Given exercise: In the data that follows, count the lines in which the word "page" occurs, and report that figure alone.

Rows from a dataset of charts and code:
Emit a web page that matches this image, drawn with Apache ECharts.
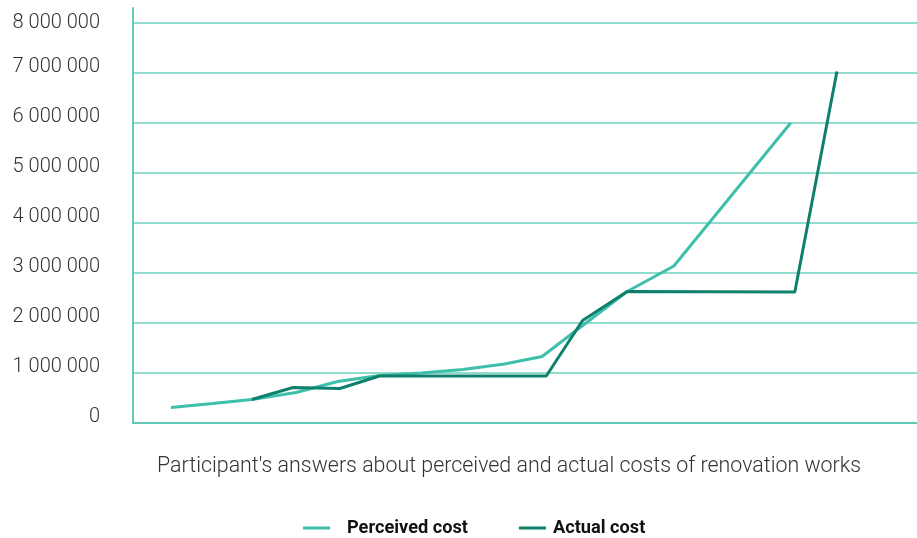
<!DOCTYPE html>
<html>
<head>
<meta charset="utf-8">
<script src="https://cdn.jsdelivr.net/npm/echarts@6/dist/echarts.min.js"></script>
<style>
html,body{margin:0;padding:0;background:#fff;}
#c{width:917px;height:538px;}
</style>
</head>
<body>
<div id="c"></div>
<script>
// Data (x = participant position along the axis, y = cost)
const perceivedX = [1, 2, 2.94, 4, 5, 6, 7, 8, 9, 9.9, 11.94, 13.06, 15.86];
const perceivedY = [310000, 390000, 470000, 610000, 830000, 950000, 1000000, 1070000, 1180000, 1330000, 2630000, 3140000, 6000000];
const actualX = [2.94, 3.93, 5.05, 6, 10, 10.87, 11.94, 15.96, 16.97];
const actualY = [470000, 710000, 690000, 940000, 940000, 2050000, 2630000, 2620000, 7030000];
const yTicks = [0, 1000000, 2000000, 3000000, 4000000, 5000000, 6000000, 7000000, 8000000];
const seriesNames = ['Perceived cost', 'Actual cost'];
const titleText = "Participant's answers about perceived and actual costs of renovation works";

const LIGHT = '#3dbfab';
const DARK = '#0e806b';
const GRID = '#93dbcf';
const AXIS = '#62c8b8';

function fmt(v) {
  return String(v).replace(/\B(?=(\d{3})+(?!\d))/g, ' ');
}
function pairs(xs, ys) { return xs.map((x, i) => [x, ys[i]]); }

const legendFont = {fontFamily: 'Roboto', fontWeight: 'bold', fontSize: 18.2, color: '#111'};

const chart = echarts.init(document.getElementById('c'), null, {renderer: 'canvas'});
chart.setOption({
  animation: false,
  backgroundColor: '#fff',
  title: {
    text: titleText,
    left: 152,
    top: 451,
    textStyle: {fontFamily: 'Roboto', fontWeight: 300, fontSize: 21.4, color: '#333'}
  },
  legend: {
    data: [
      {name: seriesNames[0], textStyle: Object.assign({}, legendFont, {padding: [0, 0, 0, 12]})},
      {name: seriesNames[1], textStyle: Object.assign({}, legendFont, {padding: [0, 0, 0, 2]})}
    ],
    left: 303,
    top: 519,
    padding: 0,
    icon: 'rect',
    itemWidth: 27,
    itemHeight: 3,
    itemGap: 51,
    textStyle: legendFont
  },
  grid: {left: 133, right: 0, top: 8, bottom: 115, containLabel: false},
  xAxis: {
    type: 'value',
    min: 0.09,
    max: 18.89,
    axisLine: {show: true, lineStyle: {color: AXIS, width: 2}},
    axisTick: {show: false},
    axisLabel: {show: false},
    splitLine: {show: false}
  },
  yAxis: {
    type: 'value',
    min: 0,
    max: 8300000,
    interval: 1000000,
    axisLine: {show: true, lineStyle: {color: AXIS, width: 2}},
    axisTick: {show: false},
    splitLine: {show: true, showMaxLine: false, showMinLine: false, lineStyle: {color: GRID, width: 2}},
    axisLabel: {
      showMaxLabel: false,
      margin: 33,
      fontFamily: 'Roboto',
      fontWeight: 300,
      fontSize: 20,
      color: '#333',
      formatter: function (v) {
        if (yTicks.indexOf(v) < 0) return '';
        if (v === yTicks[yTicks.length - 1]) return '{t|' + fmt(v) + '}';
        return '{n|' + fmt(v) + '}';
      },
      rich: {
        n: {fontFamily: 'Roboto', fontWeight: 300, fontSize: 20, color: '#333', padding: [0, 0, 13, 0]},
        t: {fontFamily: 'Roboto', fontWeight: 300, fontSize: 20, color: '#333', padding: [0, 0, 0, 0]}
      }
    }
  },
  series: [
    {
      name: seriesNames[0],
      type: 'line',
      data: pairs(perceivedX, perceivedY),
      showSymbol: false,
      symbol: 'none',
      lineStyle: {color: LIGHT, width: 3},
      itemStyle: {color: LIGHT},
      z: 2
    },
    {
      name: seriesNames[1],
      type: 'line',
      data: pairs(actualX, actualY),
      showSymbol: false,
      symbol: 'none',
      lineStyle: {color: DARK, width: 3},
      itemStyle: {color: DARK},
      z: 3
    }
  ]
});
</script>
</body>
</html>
* * *
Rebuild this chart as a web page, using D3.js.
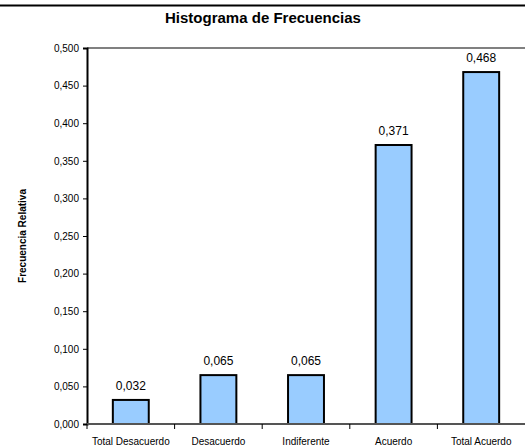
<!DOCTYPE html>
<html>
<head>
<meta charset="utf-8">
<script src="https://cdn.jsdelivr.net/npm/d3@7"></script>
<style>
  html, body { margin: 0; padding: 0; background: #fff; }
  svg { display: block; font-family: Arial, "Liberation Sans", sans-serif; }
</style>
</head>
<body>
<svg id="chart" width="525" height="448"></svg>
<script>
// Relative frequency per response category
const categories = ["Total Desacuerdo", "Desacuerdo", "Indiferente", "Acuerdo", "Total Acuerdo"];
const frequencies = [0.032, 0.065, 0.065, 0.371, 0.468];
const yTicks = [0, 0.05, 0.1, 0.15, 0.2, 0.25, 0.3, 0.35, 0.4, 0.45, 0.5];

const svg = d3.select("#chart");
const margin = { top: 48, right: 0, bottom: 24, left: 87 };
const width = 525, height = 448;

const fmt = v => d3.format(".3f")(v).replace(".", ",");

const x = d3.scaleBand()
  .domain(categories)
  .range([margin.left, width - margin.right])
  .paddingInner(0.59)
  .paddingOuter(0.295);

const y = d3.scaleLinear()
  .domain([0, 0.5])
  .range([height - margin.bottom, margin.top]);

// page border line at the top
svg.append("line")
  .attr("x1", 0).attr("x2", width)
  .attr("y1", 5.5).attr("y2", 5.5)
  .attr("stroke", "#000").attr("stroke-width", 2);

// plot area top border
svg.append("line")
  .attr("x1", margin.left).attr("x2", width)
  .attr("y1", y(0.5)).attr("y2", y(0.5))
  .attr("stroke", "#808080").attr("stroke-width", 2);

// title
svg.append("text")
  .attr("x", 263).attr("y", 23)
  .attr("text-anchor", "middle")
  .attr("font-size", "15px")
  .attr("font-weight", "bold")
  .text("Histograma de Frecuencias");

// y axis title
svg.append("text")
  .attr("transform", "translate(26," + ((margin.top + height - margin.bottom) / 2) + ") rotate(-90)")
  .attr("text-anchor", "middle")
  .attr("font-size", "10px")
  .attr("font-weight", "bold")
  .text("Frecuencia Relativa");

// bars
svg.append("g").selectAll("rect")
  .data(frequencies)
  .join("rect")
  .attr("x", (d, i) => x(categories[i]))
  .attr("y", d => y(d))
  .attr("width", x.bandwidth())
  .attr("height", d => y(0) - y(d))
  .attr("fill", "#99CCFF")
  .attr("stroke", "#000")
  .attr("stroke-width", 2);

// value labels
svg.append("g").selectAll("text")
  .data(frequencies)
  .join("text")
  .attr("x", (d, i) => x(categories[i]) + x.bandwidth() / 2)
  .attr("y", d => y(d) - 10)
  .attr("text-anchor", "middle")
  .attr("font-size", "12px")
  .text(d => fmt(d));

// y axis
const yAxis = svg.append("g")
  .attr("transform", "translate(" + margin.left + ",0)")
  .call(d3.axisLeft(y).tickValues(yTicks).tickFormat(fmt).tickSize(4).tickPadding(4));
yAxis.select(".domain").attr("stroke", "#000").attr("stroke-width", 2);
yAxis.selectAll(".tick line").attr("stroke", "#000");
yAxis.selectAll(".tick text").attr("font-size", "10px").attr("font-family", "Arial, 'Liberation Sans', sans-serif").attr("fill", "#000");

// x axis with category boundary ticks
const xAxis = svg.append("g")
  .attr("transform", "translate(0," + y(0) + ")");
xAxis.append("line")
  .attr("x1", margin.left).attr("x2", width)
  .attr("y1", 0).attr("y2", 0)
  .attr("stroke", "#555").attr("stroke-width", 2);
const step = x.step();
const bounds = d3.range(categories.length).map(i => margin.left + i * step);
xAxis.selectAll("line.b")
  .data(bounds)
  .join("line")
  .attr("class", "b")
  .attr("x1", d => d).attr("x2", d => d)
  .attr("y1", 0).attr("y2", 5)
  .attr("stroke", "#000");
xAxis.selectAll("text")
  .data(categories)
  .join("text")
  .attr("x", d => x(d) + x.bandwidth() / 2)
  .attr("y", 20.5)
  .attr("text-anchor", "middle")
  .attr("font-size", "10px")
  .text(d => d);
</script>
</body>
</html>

Solution to the problem: 3